A Beautiful Day è come Taken, ma sottotitolato in cecoslovacco
A Beautiful Day, in reltà, si intitola You Were Never Really Here. O forse no. Ho smesso di provare a capirci qualcosa, con questa faccenda dei titoli originali, titoli internazionali, titoli in inglese usati in Italia quando avrebbe troppo più senso tradurli, varie e derivati. Facciamo che si può scegliere a piacere, oppure anche non usare nessuno di quei titoli, tanto che ce ne frega, è un film talmente storto che in Italia uscirà in quattro sale, non andrà a vederlo nessuno e faremo tutti finta di niente. E sarà un peccato, perché è un gran bel film, ma lo capisco anche, perché è un film stortissimo, lento, difficile, e che fai, vuoi davvero intitolarlo, boh, Io vi stempierò, così poi la gente si aspetta Liam Neeson che pesta tutti grazie al montaggio e si ritrova con Joaquin Phoenix molliccio che pesta tutti fuori campo?

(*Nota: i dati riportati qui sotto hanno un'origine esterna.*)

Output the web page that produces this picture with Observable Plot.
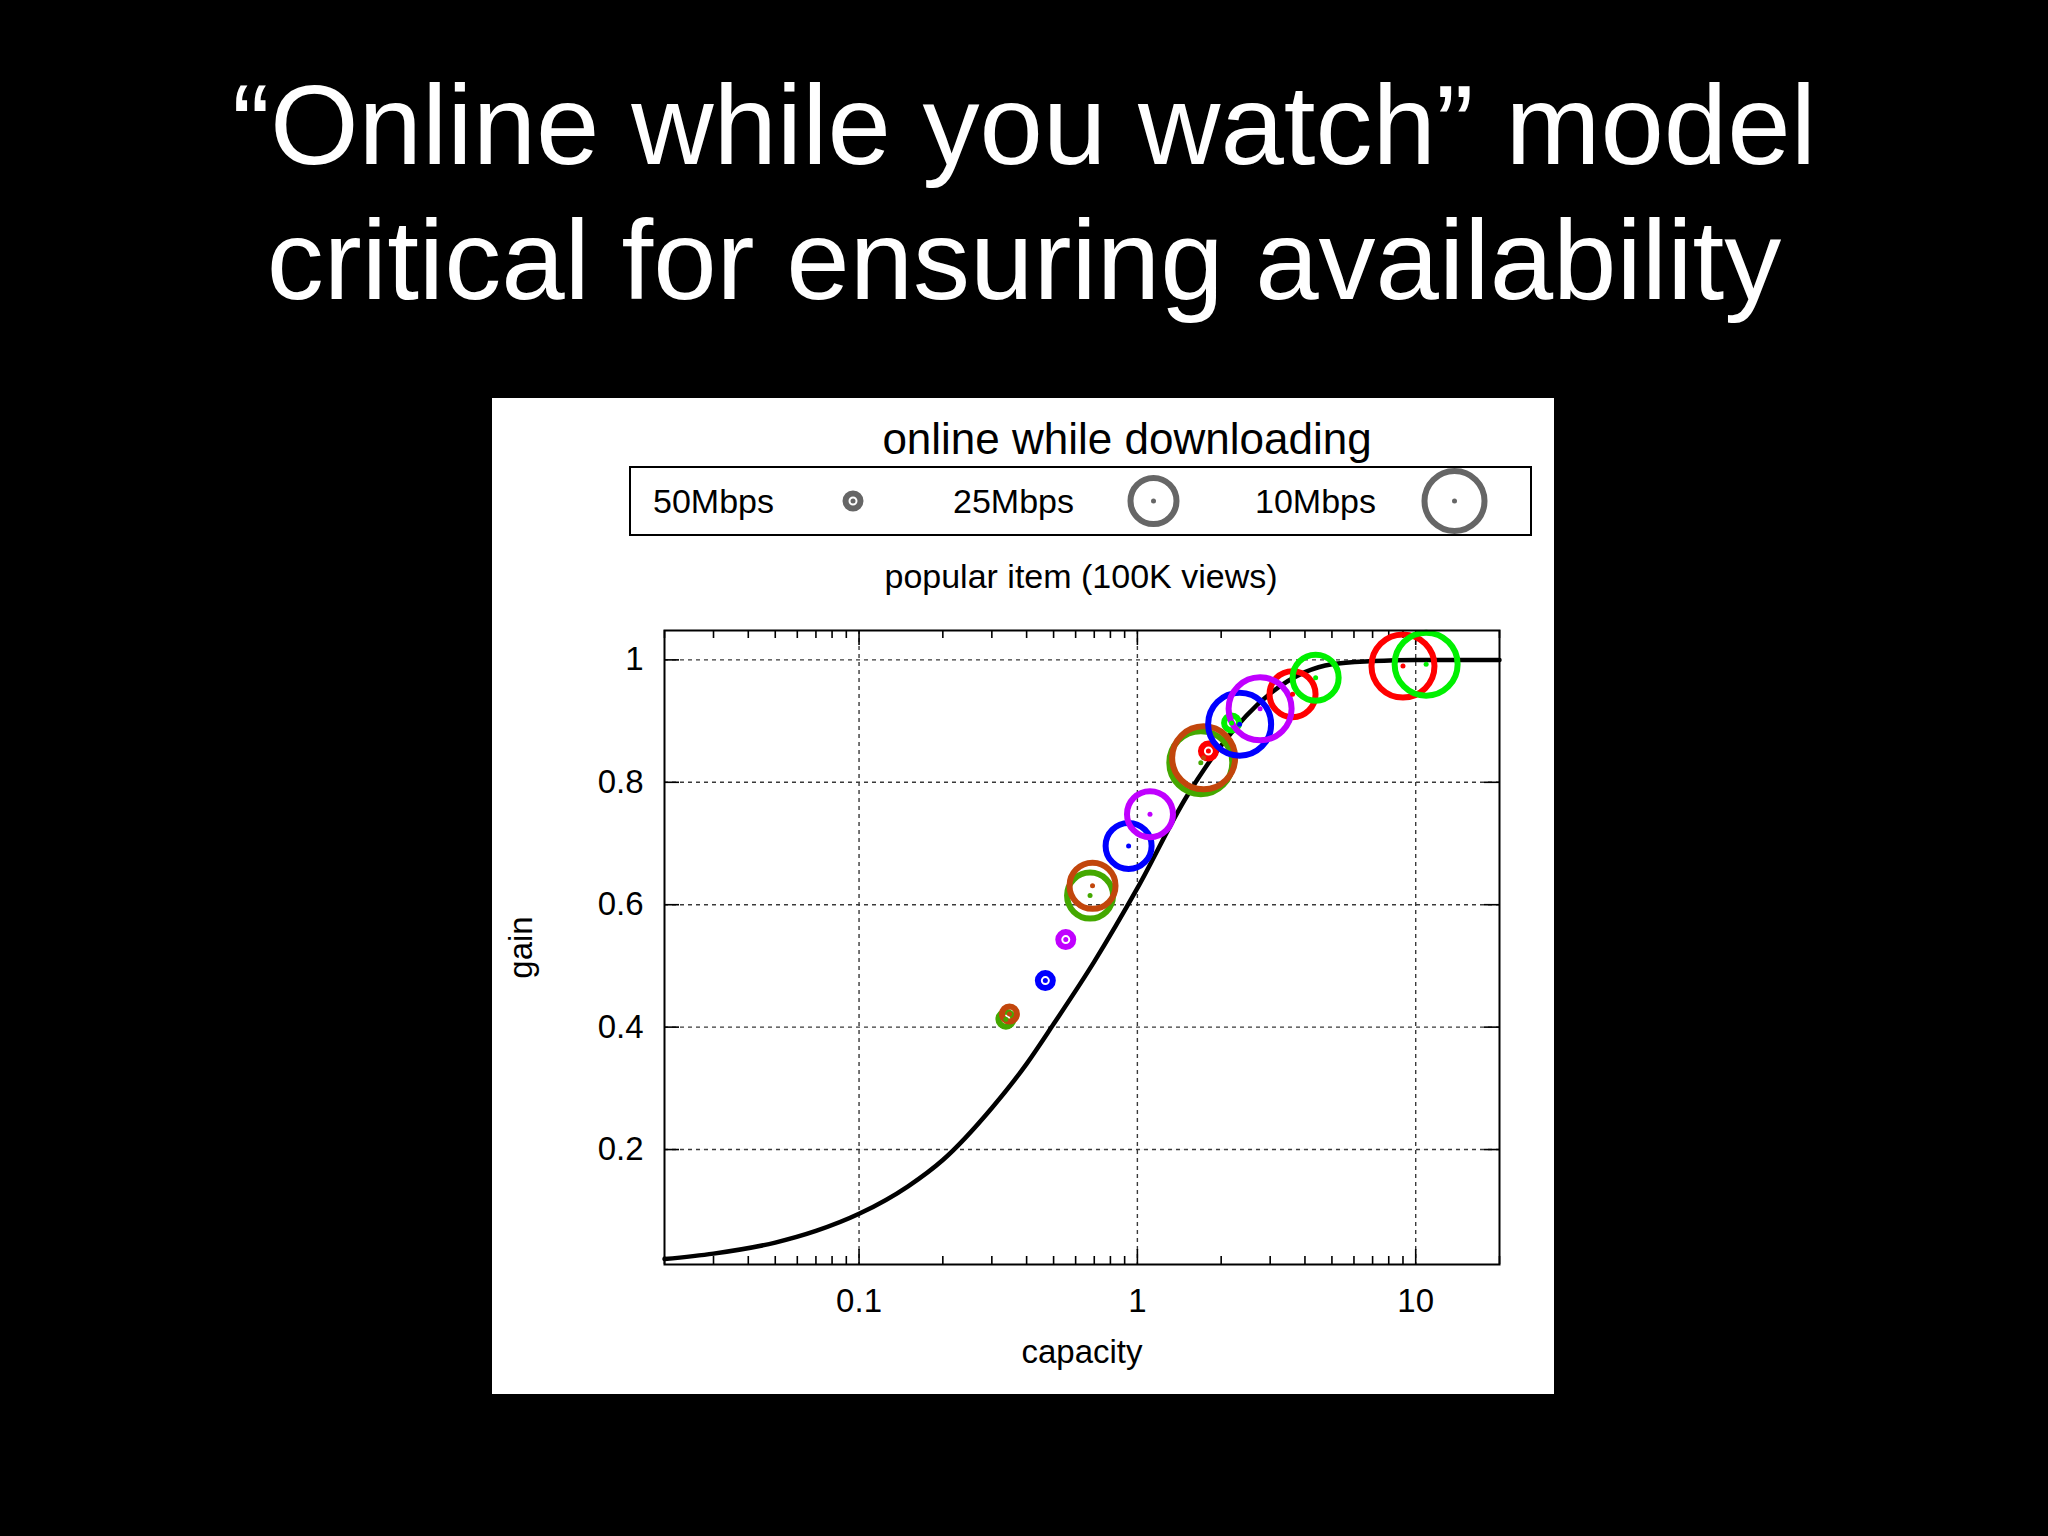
<!DOCTYPE html>
<html>
<head>
<meta charset="utf-8">
<script src="https://cdn.jsdelivr.net/npm/d3@7"></script>
<script src="https://cdn.jsdelivr.net/npm/@observablehq/plot@0.6"></script>
<style>
  html, body { margin: 0; padding: 0; background: #000; }
  body { width: 2048px; height: 1536px; position: relative; overflow: hidden;
         font-family: "Liberation Sans", Arial, Helvetica, sans-serif; }
  #title { position: absolute; left: 0; top: 57px; width: 2048px; text-align: center;
           color: #fff; font-size: 114px; line-height: 135px; white-space: nowrap; }
  #panel { position: absolute; left: 492px; top: 398px; width: 1062px; height: 996px; background: #fff; }
  .ptxt { position: absolute; left: 0; width: 100%; text-align: center; line-height: 1; color: #000; white-space: nowrap; }
  #legend { position: absolute; left: 137px; top: 68px; width: 903px; height: 70px; box-sizing: border-box;
            border: 2px solid #000; }
  .lab { position: absolute; font-size: 34px; line-height: 1; top: 16px; color: #000; }
  #chart { position: absolute; left: 0; top: 202px; }
</style>
</head>
<body>
<div id="title">“Online while you watch” model<br>critical for ensuring availability</div>
<div id="panel">
  <div class="ptxt" style="font-size:44px; top:19px; left:318px; width:634px;">online while downloading</div>
  <div id="legend">
    <span class="lab" style="left:22px">50Mbps</span>
    <span class="lab" style="left:322px">25Mbps</span>
    <span class="lab" style="left:624px">10Mbps</span>
    <svg id="legsym" width="899" height="66" style="position:absolute;left:0;top:0"></svg>
  </div>
  <div class="ptxt" style="font-size:34px; top:161px; left:272px; width:634px;">popular item (100K views)</div>
  <div id="chart"></div>
</div>
<script>
// ---- data ----
const seriesNames = ["dark green", "brown", "blue", "purple", "red", "lime"];
const bandwidthLabels = ["50Mbps", "25Mbps", "10Mbps"];
const bandwidthMbps = [50, 25, 10];

// scatter points (one row per series × bandwidth)
const pointSeries = [
  "dark green", "dark green", "dark green",
  "brown", "brown", "brown",
  "blue", "blue", "blue",
  "purple", "purple", "purple",
  "red", "red", "red",
  "lime", "lime", "lime"
];
const pointBandwidth = [50, 25, 10, 50, 25, 10, 50, 25, 10, 50, 25, 10, 50, 25, 10, 50, 25, 10];
const pointCapacity = [0.337, 0.676, 1.69, 0.347, 0.69, 1.73, 0.467, 0.93, 2.33, 0.553, 1.11, 2.76, 1.80, 3.61, 9.0, 2.18, 4.37, 10.9];
const pointGain = [0.413, 0.615, 0.832, 0.4215, 0.631, 0.840, 0.476, 0.696, 0.895, 0.543, 0.748, 0.920, 0.851, 0.944, 0.990, 0.897, 0.971, 0.993];

// model curve
const curveCapacity = [0.02, 0.03, 0.05, 0.07, 0.1, 0.15, 0.2, 0.3, 0.4, 0.5, 0.7, 1, 1.5, 2, 3, 4, 5, 7, 10, 20];
const curveGain = [0.021, 0.030, 0.048, 0.067, 0.095, 0.140, 0.183, 0.268, 0.340, 0.405, 0.507, 0.627, 0.776, 0.860, 0.945, 0.980, 0.993, 0.998, 1.0, 1.0];

// ticks
const xMajor = [0.1, 1, 10];
const xMinor = [0.02, 0.03, 0.04, 0.05, 0.06, 0.07, 0.08, 0.09, 0.2, 0.3, 0.4, 0.5, 0.6, 0.7, 0.8, 0.9, 2, 3, 4, 5, 6, 7, 8, 9, 20];
const yMajor = [0.2, 0.4, 0.6, 0.8, 1];

// ---- build tables ----
const points = pointSeries.map((s, i) => ({series: s, bw: pointBandwidth[i], capacity: pointCapacity[i], gain: pointGain[i]}));
const curve = curveCapacity.map((c, i) => ({capacity: c, gain: curveGain[i]}));

const W = 1062, H = 794, ML = 172, MR = 55, MT = 30, MB = 130;
const FW = W - ML - MR, FH = H - MT - MB;
const gridStyle = {stroke: "#3a3a3a", strokeOpacity: 1, strokeWidth: 1.4, strokeDasharray: "4,4"};
const tickStyle = {stroke: "#000", strokeWidth: 1.6};

const chart = Plot.plot({
  width: W, height: H,
  marginLeft: ML, marginRight: MR, marginTop: MT, marginBottom: MB,
  x: {type: "log", domain: [0.02, 20]},
  y: {domain: [0.0122, 1.048]},
  r: {type: "linear", domain: [10, 25, 50], range: [31.5, 23, 7.5]},
  color: {domain: seriesNames, range: ["#44a800", "#c2460c", "#0000ff", "#c000ff", "#ff0000", "#00f000"]},
  style: {background: "#fff", color: "#000", fontFamily: "'Liberation Sans', Arial, Helvetica, sans-serif", fontSize: "33px"},
  marks: [
    Plot.gridX(xMajor, gridStyle),
    Plot.gridY(yMajor, gridStyle),
    // inward ticks on all four sides
    Plot.tickX(xMinor, {x: d => d, insetTop: FH - 8, ...tickStyle}),
    Plot.tickX(xMajor, {x: d => d, insetTop: FH - 15, ...tickStyle}),
    Plot.tickX(xMinor, {x: d => d, insetBottom: FH - 8, ...tickStyle}),
    Plot.tickX(xMajor, {x: d => d, insetBottom: FH - 15, ...tickStyle}),
    Plot.tickY(yMajor, {y: d => d, insetRight: FW - 15, ...tickStyle}),
    Plot.tickY(yMajor, {y: d => d, insetLeft: FW - 15, ...tickStyle}),
    Plot.axisX(xMajor, {tickSize: 0, tickPadding: 24, tickFormat: d => String(d), fontSize: 33,
      label: "capacity", labelAnchor: "center", labelArrow: "none", labelOffset: 98}),
    Plot.axisY(yMajor, {tickSize: 0, tickPadding: 21, tickFormat: d => String(d), fontSize: 33,
      label: "gain", labelAnchor: "center", labelArrow: "none", labelOffset: 156}),
    Plot.line(curve, {x: "capacity", y: "gain", stroke: "#000", strokeWidth: 4.5, curve: "monotone-x"}),
    Plot.dot(points, {x: "capacity", y: "gain", r: "bw", stroke: "series", strokeWidth: 6}),
    Plot.dot(points, {x: "capacity", y: "gain", r: 2.5, fill: "series"}),
    Plot.frame({stroke: "#000", strokeWidth: 2})
  ]
});
document.getElementById("chart").appendChild(chart);

// legend symbols (size key)
const leg = d3.select("#legsym");
const legX = [222, 522.5, 823.5];
const legR = [7.5, 23, 30];
bandwidthMbps.forEach((bw, i) => {
  leg.append("circle").attr("cx", legX[i]).attr("cy", 33).attr("r", legR[i])
    .attr("fill", "none").attr("stroke", "#666").attr("stroke-width", 6);
  leg.append("circle").attr("cx", legX[i]).attr("cy", 33).attr("r", 2.5).attr("fill", "#666");
});
</script>
</body>
</html>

Perché alla fin fine Lynne Ramsay ha fatto un po' quella cosa lì: il Taken da festival con l'appeal del film russo sottotitolato in cecoslovacco. Oppure un Man on Fire con il PTSD al posto della tamarraggine. Ed è bellissimo, ma come fai a venderlo?
Ruota tutto attorno alla presenza e alla possanza fisica di Joe, il protagonista, un Joaquin Phoenix morbido, ruvido, barbuto e adagiato, che si aggira caracollando fra un flashback perforante, una minestra servita alla mamma e un lavoretto di dubbia moralità per committenti dall'altrettanto dubbia provenienza. Ramsay prende la macchina da presa e la trapana nella sua capoccia, adagiandoci in una mente tormentata, devastata eppure carica di empatia, forza morale e soprattutto volontà di ferro nell'inseguire l'obiettivo che si pone. Lo fa per novanta minuti che sembrano durare centosessanta ma sono comunque talmente belli, accecanti, strazianti, perfetti nel dire tutto quel che c'è da dire senza mai divagare, che non vorresti durassero meno. Non vorresti neanche che durassero di più: durano il giusto, ti ammaliano e ti abbandonano lì, seduto in una pozza di sangue e sudore.
A Beautiful Day sembra un thriller giunto a noi da un'altra epoca e uscito strapazzato dal viaggio sulla DeLorean, con un po' di nausea e la cervicale tutta incartata. Ti sballotta di qua e di là agghiacciandoti con quel che racconta ma raccontandolo in una maniera totalmente diversa da come tanti altri avrebbero fatto. C'è un bruto che si ritrova invischiato in qualcosa di più grande di lui, che prova a salvare una giovane innocente (?) e che, quando gli fanno girare i coglioni, fa saltare tutti per aria. Ma Ramsay non si concentra mai sull'azione, punta tutto sulla mente martoriata del povero Joe, eppure riesce lo stesso a fartela sentire fortissima, l'azione, quando te ne mostra le conseguenze brutali, o quando decide di mettere in scena il massacro attorno a cui svolta il racconto mostrandolo tutto di traverso, tramite le videocamere di sorveglianza che arrivano sempre troppo presto o troppo tardi. È una scelta fuori dagli schemi e che poteva risultare insopportabilmente pretenziosa; invece funziona alla grande e detta a meraviglia la personalità storta del film, costituendo di fatto un microcosmo che riflette poi l'intera pellicola. Che bello.
L'ho visto a novembre, quando è uscito al cinema qua in Francia, quindi magari me lo ricordo malissimo ed è brutto. Ultimamente, comunque, mi capita sempre più spesso, questa cosa del "l'ho visto mesi fa". Sarà periodo.